■ GOAL: Please pull out every line that includes the string "chart".

■ DATASET ENTRIES:
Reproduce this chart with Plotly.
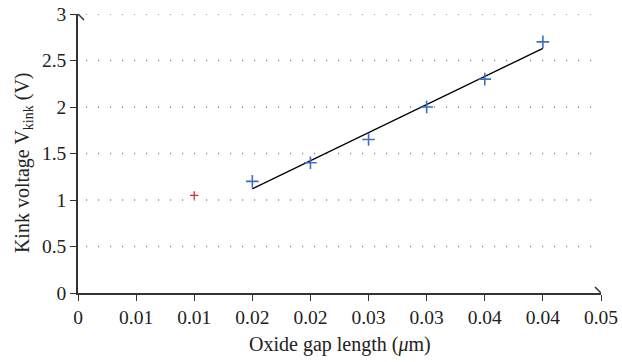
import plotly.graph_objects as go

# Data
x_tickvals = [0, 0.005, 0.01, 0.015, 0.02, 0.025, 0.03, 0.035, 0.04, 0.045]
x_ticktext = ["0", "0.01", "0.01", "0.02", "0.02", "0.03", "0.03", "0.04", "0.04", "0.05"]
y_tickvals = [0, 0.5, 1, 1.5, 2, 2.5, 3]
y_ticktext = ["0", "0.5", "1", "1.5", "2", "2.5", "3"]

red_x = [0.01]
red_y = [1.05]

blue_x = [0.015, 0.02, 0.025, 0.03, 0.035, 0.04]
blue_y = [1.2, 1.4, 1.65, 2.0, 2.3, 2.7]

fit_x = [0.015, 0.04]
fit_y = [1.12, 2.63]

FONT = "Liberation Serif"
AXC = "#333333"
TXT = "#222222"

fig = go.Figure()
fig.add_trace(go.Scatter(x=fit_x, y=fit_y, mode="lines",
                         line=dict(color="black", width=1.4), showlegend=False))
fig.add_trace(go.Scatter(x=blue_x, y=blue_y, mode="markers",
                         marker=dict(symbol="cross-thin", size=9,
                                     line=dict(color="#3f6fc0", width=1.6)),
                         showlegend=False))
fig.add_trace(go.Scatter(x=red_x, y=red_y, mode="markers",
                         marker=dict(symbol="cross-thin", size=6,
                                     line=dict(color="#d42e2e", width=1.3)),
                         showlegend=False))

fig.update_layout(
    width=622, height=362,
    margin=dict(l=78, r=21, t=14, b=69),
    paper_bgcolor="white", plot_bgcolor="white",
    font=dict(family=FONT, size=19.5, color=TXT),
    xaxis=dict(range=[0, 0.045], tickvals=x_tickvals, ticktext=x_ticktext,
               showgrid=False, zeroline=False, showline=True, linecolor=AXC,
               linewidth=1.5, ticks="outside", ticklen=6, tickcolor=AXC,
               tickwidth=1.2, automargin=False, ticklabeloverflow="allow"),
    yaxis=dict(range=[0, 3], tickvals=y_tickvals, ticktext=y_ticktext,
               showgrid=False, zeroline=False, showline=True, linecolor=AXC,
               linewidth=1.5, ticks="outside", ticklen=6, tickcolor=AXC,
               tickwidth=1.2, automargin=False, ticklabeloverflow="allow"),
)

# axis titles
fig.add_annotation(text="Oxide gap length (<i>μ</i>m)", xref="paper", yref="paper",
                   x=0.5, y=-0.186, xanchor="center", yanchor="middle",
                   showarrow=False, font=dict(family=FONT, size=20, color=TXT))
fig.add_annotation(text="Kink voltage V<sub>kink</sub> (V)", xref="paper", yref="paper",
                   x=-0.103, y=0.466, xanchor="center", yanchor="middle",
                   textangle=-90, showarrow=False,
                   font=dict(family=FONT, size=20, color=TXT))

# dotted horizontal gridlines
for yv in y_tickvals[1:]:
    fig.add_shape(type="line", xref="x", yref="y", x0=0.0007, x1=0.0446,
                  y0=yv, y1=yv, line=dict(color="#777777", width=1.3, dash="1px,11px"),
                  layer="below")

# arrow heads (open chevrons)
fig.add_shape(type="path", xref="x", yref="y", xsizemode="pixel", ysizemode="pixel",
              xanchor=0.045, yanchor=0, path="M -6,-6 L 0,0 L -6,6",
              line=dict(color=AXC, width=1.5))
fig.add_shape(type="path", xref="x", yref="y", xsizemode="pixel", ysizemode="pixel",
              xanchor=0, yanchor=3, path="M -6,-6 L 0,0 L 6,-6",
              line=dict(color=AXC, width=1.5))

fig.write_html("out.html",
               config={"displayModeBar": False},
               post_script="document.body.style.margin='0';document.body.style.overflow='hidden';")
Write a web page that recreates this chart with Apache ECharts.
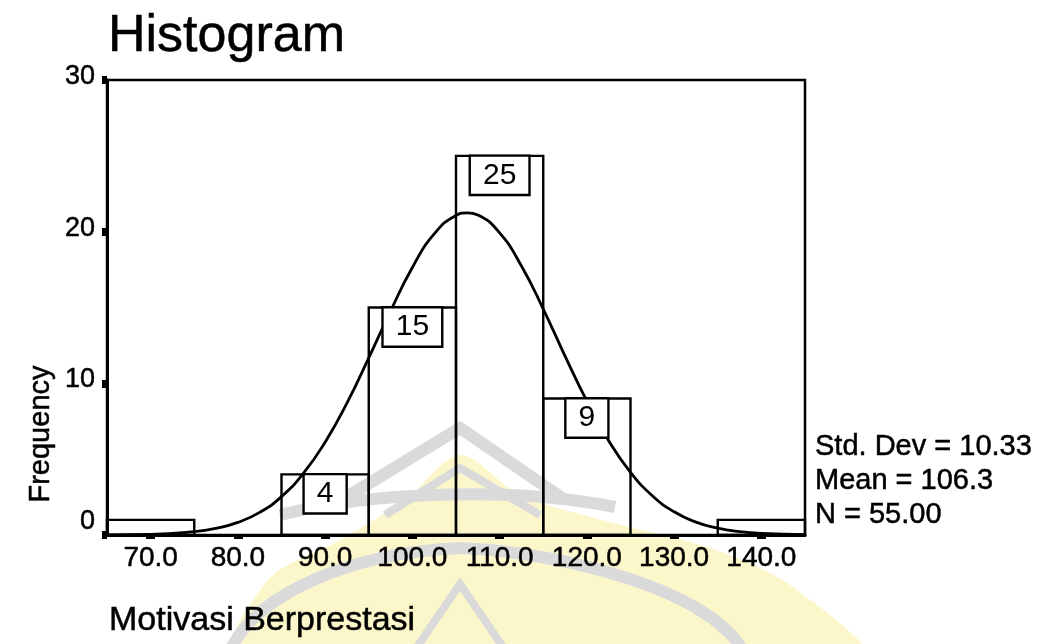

■ ANSWER TO THE TASK:
Reproduce this chart with Plotly.
Write a web page that recreates this chart with Apache ECharts.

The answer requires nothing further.